From south to north, then east:
- Mount Dunlop, 1720 ft
- Monterey Peak, 1663 ft
- Clermont Crag, 1627 ft
- Wildcat Rocks, 1772 ft
- Virginia Rock, 1818 ft
- Buzzard Peak/Chimney Rocks, 1946 ft
- Snowy Mountain, 2090 ft
- Green Ridge, 1980 ft
- Mount Newman, 1784 ft
- Piney Mountain, 1904 ft
- Big Pine Flat Ridge, 2100 ft, highest point on South Mountain in Pennsylvania
- Big Flat Ridge, 2065 ft
- East Big Flat Ridge, 2070 ft
- Mount Holly, 1504 ft
- Long Mountain, 1583 ft
- Center Point Knob, 1075 ft, midpoint of the Appalachian Trail in 1935
- White Rocks, 1105 ft

===Gaps===

====Maryland====
From south to north:
- Crampton's Gap, 930 ft, between Burkittsville and Gapland
- Fox's Gap, 1070 ft, between Middletown and Boonsboro
- Harman Gap (Oeiler's Gap), 1570 ft, east of Cavetown
- Turner's Gap, 1071 ft, between Middletown and Boonsboro, traversed by U.S. Route 40 Alternate

====Pennsylvania====
From south to north:
- Monterey Gap, 1330 ft, at Blue Ridge Summit (see also Fairfield Gap)
- Pass near Mount Newman, 1380 ft, traversed by U.S. Route 30

===State reservations===

====Maryland====
From south to north:
- South Mountain State Park, length of the ridge crest in Maryland
- Gathland State Park, Crampton Gap
- Washington Monument State Park, near Boonsboro
- Greenbrier State Park, near Boonsboro

====Pennsylvania====
From south to north:
- Michaux State Forest, covering most of the mountain
- Caledonia State Park, east of Fayetteville
- Kings Gap State Park
- Pine Grove Furnace State Park, current midpoint of the Appalachian Trail

==Conservation==
In Pennsylvania, the region surrounding is the focus of a Conservation Landscape Initiative, led by the Pennsylvania Department of Conservation and Natural Resources (DCNR) and the Appalachian Trail Conservancy.

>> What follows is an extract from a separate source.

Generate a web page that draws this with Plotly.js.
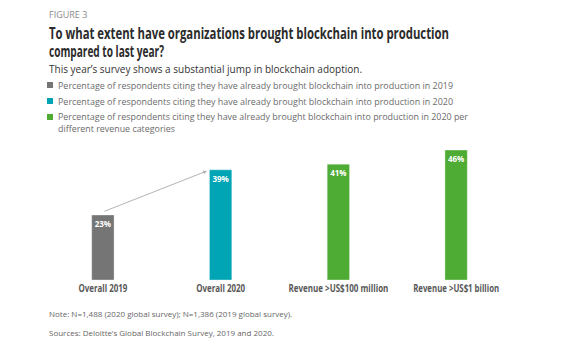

The initiative is organized as South Mountain Partnership, which involves other organizations, government, business, and community members.

==History==
The history of South Mountain defines the early history of western Maryland. It was viewed as a boundary to the Susquehannock (Conestoga) in their original treaty granting land to Maryland. In a 1732 letter to the colonial governor of Maryland, Togotolisa, (Captain Civility), chief of the Susquehannock people, warns against settlement in the valley beyond the mountain. The first Euromerican land grant west of South Mountain by Maryland was William Park's "Park Hall" in 1731 near Crampton's Gap. The earliest route of the Great Wagon Road crossed South Mountain by Fox's Gap on a course between Middletown and Sharpsburg. Other important passes for migration and settlement were Turner's Gap near Boonsboro; Orr's Gap, used today by Interstate 70; and the course of "Cartledge's Old Road" generally following Maryland state route 77. Maryland finally gained clear title to the lands west of South Mountain in the 1744 Treaty of Lancaster.

Following John Brown's Raid on Harpers Ferry in 1859, seven of the raiders escaped from their Kennedy Farm headquarters to Pennsylvania by following Elk ridge and South Mountain north. The escapees traveled by night and spent the days in cold camps among the densest thickets they could find along the remote ridge top. They finally left the mountain near today's Caledonia State Park between Chambersburg and Gettysburg, Pennsylvania.

The Battle of South Mountain was fought on the mountain at Crampton's, Fox's, and Turner's gaps during Robert E. Lee's invasion of Maryland in the Civil War in 1862. In 1863, military engagements on the mountain range during Lee's invasion of Pennsylvania included the Fight at Monterey Pass near the Mason–Dixon line.